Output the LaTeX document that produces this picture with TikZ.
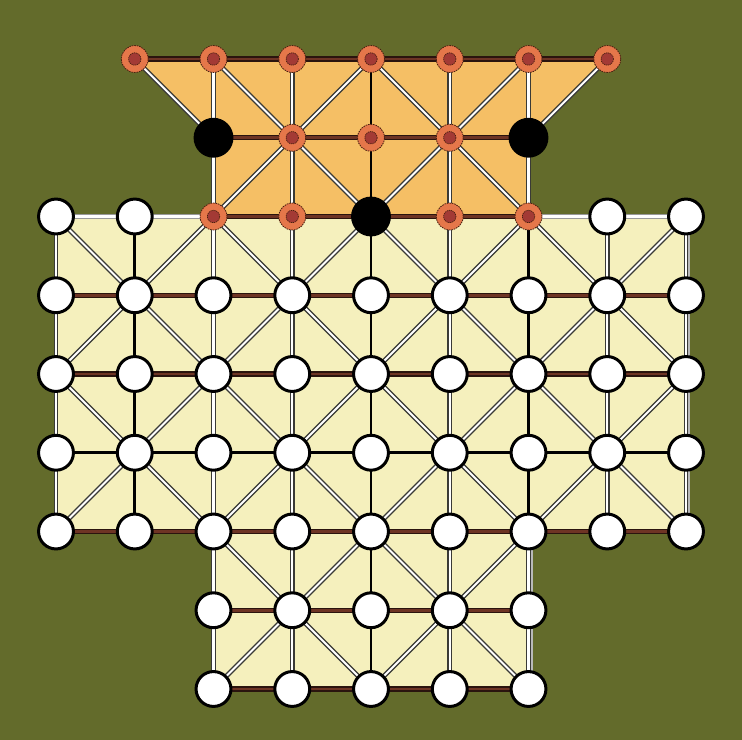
\documentclass[tikz,border=0pt]{standalone}
\definecolor{bgolive}{HTML}{636B2B}
\definecolor{boardorange}{HTML}{F5BF65}
\definecolor{boardcream}{HTML}{F5F0BD}
\definecolor{linedark}{HTML}{2A140E}
\definecolor{linebrown}{HTML}{6E3424}
\definecolor{linegray}{HTML}{3A3A36}
\definecolor{piecedark}{HTML}{4A2010}
\definecolor{pieceorange}{HTML}{E5774A}
\definecolor{piecered}{HTML}{A33A35}
\tikzset{
  bline/.style={draw=linedark, line width=1.3, double=linebrown, double distance=2.8},
  wline/.style={draw=linegray, line width=1.3, double=white, double distance=2.1},
  lline/.style={draw=gray!80, line width=1.1, double=white, double distance=2.4},
  kline/.style={draw=black, line width=2.8},
  wpiece/.style={circle, inner sep=0pt, minimum size=35, fill=white, draw=black, line width=3},
  kpiece/.style={circle, inner sep=0pt, minimum size=40, fill=black},
  opiece/.style={circle, inner sep=0pt, minimum size=27, fill=pieceorange, draw=piecedark,
    line width=0.8, dash pattern=on 1.6 off 0.9,
    path picture={\fill[piecered] (path picture bounding box.center) circle (6.2);
      \draw[piecedark, line width=0.7, dash pattern=on 1.2 off 0.8] (path picture bounding box.center) circle (6.2);}}
}
\begin{document}
\begin{tikzpicture}[x=1bp,y=-1bp]
\fill[bgolive] (0,0) rectangle (742,740);
\useasboundingbox (0,0) rectangle (742,740);
\foreach \i in {0,...,8}{\foreach \j in {0,...,8}{
  \coordinate (c-\i-\j) at ({56+78.75*\i},{59+78.75*\j});}}
% board regions
\fill[boardorange] (c-1-0) -- (c-7-0) -- (c-6-1) -- (c-6-2) -- (c-2-2) -- (c-2-1) -- cycle;
\fill[boardcream] (c-0-2) -- (c-8-2) -- (c-8-6) -- (c-6-6) -- (c-6-8) -- (c-2-8) -- (c-2-6) -- (c-0-6) -- cycle;
\draw[gray!55, line width=2.5] ([xshift=3]c-8-2) -- ([xshift=3]c-8-6);
\draw[gray!55, line width=2.5] ([xshift=3]c-6-6) -- ([xshift=3]c-6-8);
% diagonals
\foreach \i/\j in {2/0,4/0,3/1,5/1, 0/2,2/2,4/2,6/2, 1/3,3/3,5/3,7/3, 0/4,2/4,4/4,6/4, 1/5,3/5,5/5,7/5, 2/6,4/6,3/7,5/7}{
  \pgfmathtruncatemacro\ii{\i+1}\pgfmathtruncatemacro\jj{\j+1}
  \draw[wline] (c-\i-\j) -- (c-\ii-\jj);}
\foreach \i/\j in {4/0,6/0,3/1,5/1, 2/2,4/2,6/2,8/2, 1/3,3/3,5/3,7/3, 2/4,4/4,6/4,8/4, 1/5,3/5,5/5,7/5, 4/6,6/6,3/7,5/7}{
  \pgfmathtruncatemacro\ii{\i-1}\pgfmathtruncatemacro\jj{\j+1}
  \draw[wline] (c-\i-\j) -- (c-\ii-\jj);}
\draw[wline] (c-1-0) -- (c-2-1);
\draw[wline] (c-7-0) -- (c-6-1);
% verticals
\foreach \i in {0,7,8}{\foreach \j in {2,...,5}{
  \pgfmathtruncatemacro\jj{\j+1}\draw[wline] (c-\i-\j) -- (c-\i-\jj);}}
\foreach \j in {2,...,5}{
  \pgfmathtruncatemacro\jj{\j+1}\draw[kline] (c-1-\j) -- (c-1-\jj);}
\foreach \i in {2,3,5}{\foreach \j in {0,...,7}{
  \pgfmathtruncatemacro\jj{\j+1}\draw[wline] (c-\i-\j) -- (c-\i-\jj);}}
\foreach \j in {0,...,7}{
  \pgfmathtruncatemacro\jj{\j+1}\draw[kline] (c-4-\j) -- (c-4-\jj);}
\foreach \j in {0,1,6,7}{
  \pgfmathtruncatemacro\jj{\j+1}\draw[wline] (c-6-\j) -- (c-6-\jj);}
\foreach \j in {2,...,5}{
  \pgfmathtruncatemacro\jj{\j+1}\draw[kline] (c-6-\j) -- (c-6-\jj);}
% horizontals
\foreach \i in {1,...,6}{\pgfmathtruncatemacro\ii{\i+1}\draw[bline] (c-\i-0) -- (c-\ii-0);}
\foreach \i in {2,...,5}{\pgfmathtruncatemacro\ii{\i+1}\draw[bline] (c-\i-1) -- (c-\ii-1);}
\foreach \i in {0,1,6,7}{\pgfmathtruncatemacro\ii{\i+1}\draw[lline] (c-\i-2) -- (c-\ii-2);}
\foreach \i in {2,...,5}{\pgfmathtruncatemacro\ii{\i+1}\draw[bline] (c-\i-2) -- (c-\ii-2);}
\foreach \j in {3,4,6}{\foreach \i in {0,...,7}{
  \pgfmathtruncatemacro\ii{\i+1}\draw[bline] (c-\i-\j) -- (c-\ii-\j);}}
\foreach \i in {0,...,7}{\pgfmathtruncatemacro\ii{\i+1}\draw[kline] (c-\i-5) -- (c-\ii-5);}
\foreach \j in {7,8}{\foreach \i in {2,...,5}{
  \pgfmathtruncatemacro\ii{\i+1}\draw[bline] (c-\i-\j) -- (c-\ii-\j);}}
% pieces
\foreach \i/\j in {1/0,2/0,3/0,4/0,5/0,6/0,7/0, 3/1,4/1,5/1, 2/2,3/2,5/2,6/2}{
  \node[opiece] (p-\i-\j) at (c-\i-\j) {};}
\foreach \i/\j in {2/1,6/1,4/2}{
  \node[kpiece] (p-\i-\j) at (c-\i-\j) {};}
\foreach \i/\j in {0/2,1/2,7/2,8/2}{
  \node[wpiece] (p-\i-\j) at (c-\i-\j) {};}
\foreach \j in {3,...,6}{\foreach \i in {0,...,8}{
  \node[wpiece] (p-\i-\j) at (c-\i-\j) {};}}
\foreach \j in {7,8}{\foreach \i in {2,...,6}{
  \node[wpiece] (p-\i-\j) at (c-\i-\j) {};}}
\end{tikzpicture}
\end{document}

──────────

### Written instruction
Go through the listing above and write it all out exactly, leaving out any picture.

### Exercise solution
Output the LaTeX document that produces this picture with TikZ.
\documentclass[tikz,border=0pt]{standalone}
\definecolor{bgolive}{HTML}{636B2B}
\definecolor{boardorange}{HTML}{F5BF65}
\definecolor{boardcream}{HTML}{F5F0BD}
\definecolor{linedark}{HTML}{2A140E}
\definecolor{linebrown}{HTML}{6E3424}
\definecolor{linegray}{HTML}{3A3A36}
\definecolor{piecedark}{HTML}{4A2010}
\definecolor{pieceorange}{HTML}{E5774A}
\definecolor{piecered}{HTML}{A33A35}
\tikzset{
  bline/.style={draw=linedark, line width=1.3, double=linebrown, double distance=2.8},
  wline/.style={draw=linegray, line width=1.3, double=white, double distance=2.1},
  lline/.style={draw=gray!80, line width=1.1, double=white, double distance=2.4},
  kline/.style={draw=black, line width=2.8},
  wpiece/.style={circle, inner sep=0pt, minimum size=35, fill=white, draw=black, line width=3},
  kpiece/.style={circle, inner sep=0pt, minimum size=40, fill=black},
  opiece/.style={circle, inner sep=0pt, minimum size=27, fill=pieceorange, draw=piecedark,
    line width=0.8, dash pattern=on 1.6 off 0.9,
    path picture={\fill[piecered] (path picture bounding box.center) circle (6.2);
      \draw[piecedark, line width=0.7, dash pattern=on 1.2 off 0.8] (path picture bounding box.center) circle (6.2);}}
}
\begin{document}
\begin{tikzpicture}[x=1bp,y=-1bp]
\fill[bgolive] (0,0) rectangle (742,740);
\useasboundingbox (0,0) rectangle (742,740);
\foreach \i in {0,...,8}{\foreach \j in {0,...,8}{
  \coordinate (c-\i-\j) at ({56+78.75*\i},{59+78.75*\j});}}
% board regions
\fill[boardorange] (c-1-0) -- (c-7-0) -- (c-6-1) -- (c-6-2) -- (c-2-2) -- (c-2-1) -- cycle;
\fill[boardcream] (c-0-2) -- (c-8-2) -- (c-8-6) -- (c-6-6) -- (c-6-8) -- (c-2-8) -- (c-2-6) -- (c-0-6) -- cycle;
\draw[gray!55, line width=2.5] ([xshift=3]c-8-2) -- ([xshift=3]c-8-6);
\draw[gray!55, line width=2.5] ([xshift=3]c-6-6) -- ([xshift=3]c-6-8);
% diagonals
\foreach \i/\j in {2/0,4/0,3/1,5/1, 0/2,2/2,4/2,6/2, 1/3,3/3,5/3,7/3, 0/4,2/4,4/4,6/4, 1/5,3/5,5/5,7/5, 2/6,4/6,3/7,5/7}{
  \pgfmathtruncatemacro\ii{\i+1}\pgfmathtruncatemacro\jj{\j+1}
  \draw[wline] (c-\i-\j) -- (c-\ii-\jj);}
\foreach \i/\j in {4/0,6/0,3/1,5/1, 2/2,4/2,6/2,8/2, 1/3,3/3,5/3,7/3, 2/4,4/4,6/4,8/4, 1/5,3/5,5/5,7/5, 4/6,6/6,3/7,5/7}{
  \pgfmathtruncatemacro\ii{\i-1}\pgfmathtruncatemacro\jj{\j+1}
  \draw[wline] (c-\i-\j) -- (c-\ii-\jj);}
\draw[wline] (c-1-0) -- (c-2-1);
\draw[wline] (c-7-0) -- (c-6-1);
% verticals
\foreach \i in {0,7,8}{\foreach \j in {2,...,5}{
  \pgfmathtruncatemacro\jj{\j+1}\draw[wline] (c-\i-\j) -- (c-\i-\jj);}}
\foreach \j in {2,...,5}{
  \pgfmathtruncatemacro\jj{\j+1}\draw[kline] (c-1-\j) -- (c-1-\jj);}
\foreach \i in {2,3,5}{\foreach \j in {0,...,7}{
  \pgfmathtruncatemacro\jj{\j+1}\draw[wline] (c-\i-\j) -- (c-\i-\jj);}}
\foreach \j in {0,...,7}{
  \pgfmathtruncatemacro\jj{\j+1}\draw[kline] (c-4-\j) -- (c-4-\jj);}
\foreach \j in {0,1,6,7}{
  \pgfmathtruncatemacro\jj{\j+1}\draw[wline] (c-6-\j) -- (c-6-\jj);}
\foreach \j in {2,...,5}{
  \pgfmathtruncatemacro\jj{\j+1}\draw[kline] (c-6-\j) -- (c-6-\jj);}
% horizontals
\foreach \i in {1,...,6}{\pgfmathtruncatemacro\ii{\i+1}\draw[bline] (c-\i-0) -- (c-\ii-0);}
\foreach \i in {2,...,5}{\pgfmathtruncatemacro\ii{\i+1}\draw[bline] (c-\i-1) -- (c-\ii-1);}
\foreach \i in {0,1,6,7}{\pgfmathtruncatemacro\ii{\i+1}\draw[lline] (c-\i-2) -- (c-\ii-2);}
\foreach \i in {2,...,5}{\pgfmathtruncatemacro\ii{\i+1}\draw[bline] (c-\i-2) -- (c-\ii-2);}
\foreach \j in {3,4,6}{\foreach \i in {0,...,7}{
  \pgfmathtruncatemacro\ii{\i+1}\draw[bline] (c-\i-\j) -- (c-\ii-\j);}}
\foreach \i in {0,...,7}{\pgfmathtruncatemacro\ii{\i+1}\draw[kline] (c-\i-5) -- (c-\ii-5);}
\foreach \j in {7,8}{\foreach \i in {2,...,5}{
  \pgfmathtruncatemacro\ii{\i+1}\draw[bline] (c-\i-\j) -- (c-\ii-\j);}}
% pieces
\foreach \i/\j in {1/0,2/0,3/0,4/0,5/0,6/0,7/0, 3/1,4/1,5/1, 2/2,3/2,5/2,6/2}{
  \node[opiece] (p-\i-\j) at (c-\i-\j) {};}
\foreach \i/\j in {2/1,6/1,4/2}{
  \node[kpiece] (p-\i-\j) at (c-\i-\j) {};}
\foreach \i/\j in {0/2,1/2,7/2,8/2}{
  \node[wpiece] (p-\i-\j) at (c-\i-\j) {};}
\foreach \j in {3,...,6}{\foreach \i in {0,...,8}{
  \node[wpiece] (p-\i-\j) at (c-\i-\j) {};}}
\foreach \j in {7,8}{\foreach \i in {2,...,6}{
  \node[wpiece] (p-\i-\j) at (c-\i-\j) {};}}
\end{tikzpicture}
\end{document}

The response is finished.